3. Oven Temperature Is Too High or Inaccurate
Many home ovens run hot, especially on the convection setting. A recipe calling for 350°F might actually be 375°F inside your oven, causing the bottom to burn while the top looks fine. Oven thermostats can drift by 25°F to 50°F over time.
Fix: Use an independent oven thermometer to check the actual temperature. If your oven runs hot, reduce the set temperature by 25°F. If using convection, reduce the temperature by another 25°F and check the loaf 5–10 minutes early. For very dark bottoms, try starting the bake at a lower temp (325°F) and finishing at 350°F.
4. You’re Using a Preheated Baking Stone or Steel Incorrectly
Baking stones and steels are fantastic for crust, but they retain massive heat. If you preheat them for the full hour and then place a pan directly on the stone, the bottom of the pan gets scorched. The stone’s high thermal mass can burn the bottom before the bread rises fully.
Fix: If using a stone or steel, place your bread pan on a rack above the stone, not directly on it. Alternatively, slide the loaf directly onto the stone only for free-form loaves (no pan). For pan breads, skip the stone or place a sheet pan between the stone and the bread pan.

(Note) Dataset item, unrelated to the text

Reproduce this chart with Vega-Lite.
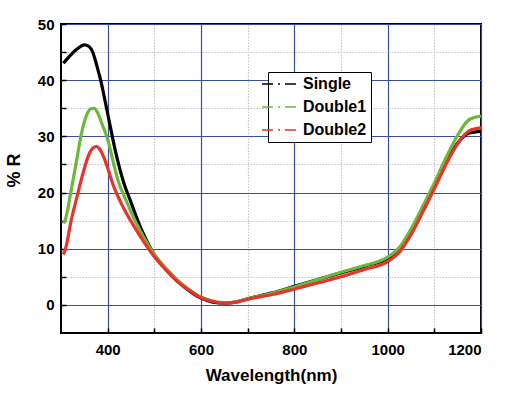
{
  "$schema": "https://vega.github.io/schema/vega-lite/v6.json",
  "autosize": {"type": "none"},
  "width": 420,
  "height": 309,
  "padding": {"left": 61, "top": 24, "right": 35, "bottom": 66},
  "background": "white",
  "config": {
    "font": "Liberation Sans",
    "view": {"stroke": "black", "strokeWidth": 2},
    "axis": {
      "labelFont": "Liberation Sans",
      "labelFontWeight": "bold",
      "labelFontSize": 15,
      "labelColor": "black",
      "titleFont": "Liberation Sans",
      "titleFontWeight": "bold",
      "titleColor": "black",
      "domain": false,
      "tickColor": "black",
      "tickWidth": 1.5,
      "tickSize": -5,
      "grid": true,
      "gridColor": {"condition": {"test": "datum.value % 200 === 0 || (datum.value % 10 === 0 && datum.value < 100)", "value": "#3a4f9a"}, "value": "#c4c4c4"},
      "gridDash": {"condition": {"test": "datum.value % 200 === 0 || (datum.value % 10 === 0 && datum.value < 100)", "value": []}, "value": [1.5, 1.5]},
      "gridWidth": 1.2,
      "gridOpacity": 1
    },
    "legend": {
      "labelFont": "Liberation Sans",
      "labelFontWeight": "bold",
      "labelFontSize": 16,
      "labelColor": "black"
    }
  },
  "data": {
    "values": [
      {"wl": 305, "R": 43.0, "s": "Single"},
      {"wl": 320, "R": 44.4, "s": "Single"},
      {"wl": 335, "R": 45.6, "s": "Single"},
      {"wl": 350, "R": 46.3, "s": "Single"},
      {"wl": 360, "R": 46.0, "s": "Single"},
      {"wl": 368, "R": 45.0, "s": "Single"},
      {"wl": 377, "R": 42.5, "s": "Single"},
      {"wl": 385, "R": 40.0, "s": "Single"},
      {"wl": 394, "R": 36.5, "s": "Single"},
      {"wl": 405, "R": 32.0, "s": "Single"},
      {"wl": 416, "R": 27.6, "s": "Single"},
      {"wl": 422, "R": 25.5, "s": "Single"},
      {"wl": 435, "R": 21.6, "s": "Single"},
      {"wl": 448, "R": 18.7, "s": "Single"},
      {"wl": 460, "R": 16.0, "s": "Single"},
      {"wl": 473, "R": 13.3, "s": "Single"},
      {"wl": 485, "R": 11.2, "s": "Single"},
      {"wl": 498, "R": 9.2, "s": "Single"},
      {"wl": 525, "R": 6.4, "s": "Single"},
      {"wl": 550, "R": 4.2, "s": "Single"},
      {"wl": 575, "R": 2.5, "s": "Single"},
      {"wl": 600, "R": 1.2, "s": "Single"},
      {"wl": 625, "R": 0.5, "s": "Single"},
      {"wl": 650, "R": 0.3, "s": "Single"},
      {"wl": 675, "R": 0.5, "s": "Single"},
      {"wl": 700, "R": 1.1, "s": "Single"},
      {"wl": 750, "R": 2.1, "s": "Single"},
      {"wl": 800, "R": 3.3, "s": "Single"},
      {"wl": 850, "R": 4.5, "s": "Single"},
      {"wl": 900, "R": 5.7, "s": "Single"},
      {"wl": 950, "R": 6.9, "s": "Single"},
      {"wl": 1000, "R": 8.3, "s": "Single"},
      {"wl": 1025, "R": 9.8, "s": "Single"},
      {"wl": 1050, "R": 13.0, "s": "Single"},
      {"wl": 1075, "R": 17.0, "s": "Single"},
      {"wl": 1100, "R": 21.0, "s": "Single"},
      {"wl": 1125, "R": 25.3, "s": "Single"},
      {"wl": 1150, "R": 28.8, "s": "Single"},
      {"wl": 1175, "R": 30.6, "s": "Single"},
      {"wl": 1200, "R": 30.9, "s": "Single"},

      {"wl": 305, "R": 14.5, "s": "Double1"},
      {"wl": 309, "R": 15.1, "s": "Double1"},
      {"wl": 322, "R": 20.5, "s": "Double1"},
      {"wl": 333, "R": 25.5, "s": "Double1"},
      {"wl": 344, "R": 30.6, "s": "Double1"},
      {"wl": 355, "R": 33.8, "s": "Double1"},
      {"wl": 364, "R": 34.9, "s": "Double1"},
      {"wl": 371, "R": 35.0, "s": "Double1"},
      {"wl": 378, "R": 34.3, "s": "Double1"},
      {"wl": 388, "R": 32.2, "s": "Double1"},
      {"wl": 401, "R": 29.2, "s": "Double1"},
      {"wl": 412, "R": 25.4, "s": "Double1"},
      {"wl": 422, "R": 22.2, "s": "Double1"},
      {"wl": 441, "R": 18.3, "s": "Double1"},
      {"wl": 455, "R": 15.6, "s": "Double1"},
      {"wl": 469, "R": 13.3, "s": "Double1"},
      {"wl": 484, "R": 11.1, "s": "Double1"},
      {"wl": 498, "R": 9.2, "s": "Double1"},
      {"wl": 525, "R": 6.5, "s": "Double1"},
      {"wl": 550, "R": 4.4, "s": "Double1"},
      {"wl": 575, "R": 2.7, "s": "Double1"},
      {"wl": 600, "R": 1.4, "s": "Double1"},
      {"wl": 625, "R": 0.7, "s": "Double1"},
      {"wl": 650, "R": 0.4, "s": "Double1"},
      {"wl": 675, "R": 0.5, "s": "Double1"},
      {"wl": 700, "R": 1.1, "s": "Double1"},
      {"wl": 750, "R": 2.0, "s": "Double1"},
      {"wl": 800, "R": 3.2, "s": "Double1"},
      {"wl": 850, "R": 4.5, "s": "Double1"},
      {"wl": 900, "R": 5.8, "s": "Double1"},
      {"wl": 950, "R": 7.0, "s": "Double1"},
      {"wl": 1000, "R": 8.5, "s": "Double1"},
      {"wl": 1025, "R": 10.2, "s": "Double1"},
      {"wl": 1050, "R": 13.5, "s": "Double1"},
      {"wl": 1075, "R": 17.5, "s": "Double1"},
      {"wl": 1100, "R": 21.7, "s": "Double1"},
      {"wl": 1125, "R": 26.2, "s": "Double1"},
      {"wl": 1150, "R": 30.2, "s": "Double1"},
      {"wl": 1175, "R": 33.0, "s": "Double1"},
      {"wl": 1200, "R": 33.6, "s": "Double1"},

      {"wl": 305, "R": 9.0, "s": "Double2"},
      {"wl": 309, "R": 9.8, "s": "Double2"},
      {"wl": 322, "R": 15.1, "s": "Double2"},
      {"wl": 335, "R": 19.5, "s": "Double2"},
      {"wl": 347, "R": 23.4, "s": "Double2"},
      {"wl": 361, "R": 27.0, "s": "Double2"},
      {"wl": 368, "R": 27.9, "s": "Double2"},
      {"wl": 376, "R": 28.2, "s": "Double2"},
      {"wl": 384, "R": 27.6, "s": "Double2"},
      {"wl": 392, "R": 26.2, "s": "Double2"},
      {"wl": 401, "R": 24.1, "s": "Double2"},
      {"wl": 412, "R": 21.3, "s": "Double2"},
      {"wl": 426, "R": 18.6, "s": "Double2"},
      {"wl": 440, "R": 16.3, "s": "Double2"},
      {"wl": 455, "R": 14.2, "s": "Double2"},
      {"wl": 470, "R": 12.2, "s": "Double2"},
      {"wl": 485, "R": 10.3, "s": "Double2"},
      {"wl": 498, "R": 8.8, "s": "Double2"},
      {"wl": 525, "R": 6.2, "s": "Double2"},
      {"wl": 550, "R": 4.1, "s": "Double2"},
      {"wl": 575, "R": 2.6, "s": "Double2"},
      {"wl": 600, "R": 1.3, "s": "Double2"},
      {"wl": 625, "R": 0.6, "s": "Double2"},
      {"wl": 650, "R": 0.3, "s": "Double2"},
      {"wl": 675, "R": 0.5, "s": "Double2"},
      {"wl": 700, "R": 1.0, "s": "Double2"},
      {"wl": 750, "R": 1.8, "s": "Double2"},
      {"wl": 800, "R": 2.8, "s": "Double2"},
      {"wl": 850, "R": 3.9, "s": "Double2"},
      {"wl": 900, "R": 5.0, "s": "Double2"},
      {"wl": 950, "R": 6.3, "s": "Double2"},
      {"wl": 1000, "R": 7.7, "s": "Double2"},
      {"wl": 1025, "R": 9.4, "s": "Double2"},
      {"wl": 1050, "R": 12.5, "s": "Double2"},
      {"wl": 1075, "R": 16.5, "s": "Double2"},
      {"wl": 1100, "R": 20.7, "s": "Double2"},
      {"wl": 1125, "R": 25.0, "s": "Double2"},
      {"wl": 1150, "R": 28.7, "s": "Double2"},
      {"wl": 1175, "R": 31.0, "s": "Double2"},
      {"wl": 1200, "R": 31.5, "s": "Double2"}
    ]
  },
  "mark": {"type": "line", "strokeWidth": 3.2, "interpolate": "monotone"},
  "encoding": {
    "x": {
      "field": "wl", "type": "quantitative",
      "scale": {"domain": [300, 1200], "nice": false},
      "axis": {
        "values": [400, 500, 600, 700, 800, 900, 1000, 1100, 1200],
        "labelExpr": "datum.value % 200 === 0 ? datum.label : ''",
        "format": "d",
        "labelPadding": 14,
        "title": "Wavelength(nm)",
        "titleFontSize": 17,
        "titleY": 47,
        "titleBaseline": "alphabetic"
      }
    },
    "y": {
      "field": "R", "type": "quantitative",
      "scale": {"domain": [-5, 50], "nice": false, "zero": false},
      "axis": {
        "values": [0, 5, 10, 15, 20, 25, 30, 35, 40, 45, 50],
        "labelExpr": "datum.value % 10 === 0 ? datum.label : ''",
        "labelPadding": 12,
        "title": "% R",
        "titleFontSize": 18,
        "titleAngle": 270,
        "titleX": -47,
        "titleY": 146,
        "titleAlign": "center",
        "titleBaseline": "middle"
      }
    },
    "color": {
      "field": "s", "type": "nominal",
      "scale": {"domain": ["Single", "Double1", "Double2"], "range": ["#000000", "#6cb83a", "#e8322b"]},
      "legend": {
        "title": null,
        "orient": "none",
        "legendX": 207,
        "legendY": 48,
        "strokeColor": "black",
        "fillColor": "white",
        "padding": 4,
        "symbolType": "M-3,0H3",
        "symbolSize": 144,
        "symbolStrokeWidth": 1.5,
        "symbolDash": [11, 5, 2, 5],
        "labelOffset": 15,
        "rowPadding": 7
      }
    }
  }
}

5. Your Dough Has Too Much Sugar or Fat
Sweet doughs like brioche, challah, or enriched rolls contain sugar and butter that caramelize quickly. The Maillard reaction happens faster at high heat, and the bottom of the loaf can turn dark brown or black while the interior is still underdone.
Fix: Reduce oven temperature by 25°F for doughs with more than ¼ cup sugar per 3 cups flour. Also, try tenting the loaf with foil after the first 15 minutes to prevent the top from over-browning while the bottom catches up. You can also place a sheet pan on the rack below to deflect heat.
Pro Tips
- Place a light-colored ceramic baking dish filled with water on the bottom rack to create steam and reduce bottom heat intensity.
- If your oven has a bottom heating element that glows red, always leave at least one rack between the element and your bread pan.
- Use a heavy, light-colored steel loaf pan (like USA Pan) for even heat distribution without scorching.
- For dark non-stick pans, wrap the outside with a layer of aluminum foil to reflect heat away from the bottom.
Common Mistakes to Avoid
- Placing bread directly on a preheated pizza stone when using a loaf pan – the stone transfers too much heat through the pan bottom.
- Using a dark, non-stick pan without reducing the oven temperature by 25°F – dark pans absorb more heat than recipes assume.
- Baking on the lowest rack even when the recipe says ‘middle rack’ – always double-check your oven’s rack positions.
- Ignoring oven hot spots – rotate the bread pan 180° halfway through baking to prevent uneven bottom burning.
FAQ
Can I use parchment paper to prevent burning?
Parchment paper can help slightly by providing a thin barrier, but it won’t stop intense radiant heat. Use it with a light-colored pan and middle rack for best results.
Why does my bread burn on the bottom but stay pale on top?
This is classic bottom heat overload. Your oven’s top element may be weak, or the rack is too low. Raise the rack and consider using the ‘bake’ setting (not convection) to allow top heat to catch up.
Should I add cornmeal or semolina to the pan?
A dusting of cornmeal or semolina on the pan bottom can create a slight insulating layer and improve release, but it won’t prevent burning if the heat source is too intense.
The Bottom Line
A burnt bread bottom is almost always fixable by adjusting one or two variables: rack height, pan color, or oven temperature. Start by moving your bread to the middle rack and placing a sheet pan underneath. If that doesn’t work, reduce the temperature by 25°F and switch to a lighter pan. With these tweaks, you’ll get evenly golden loaves every time.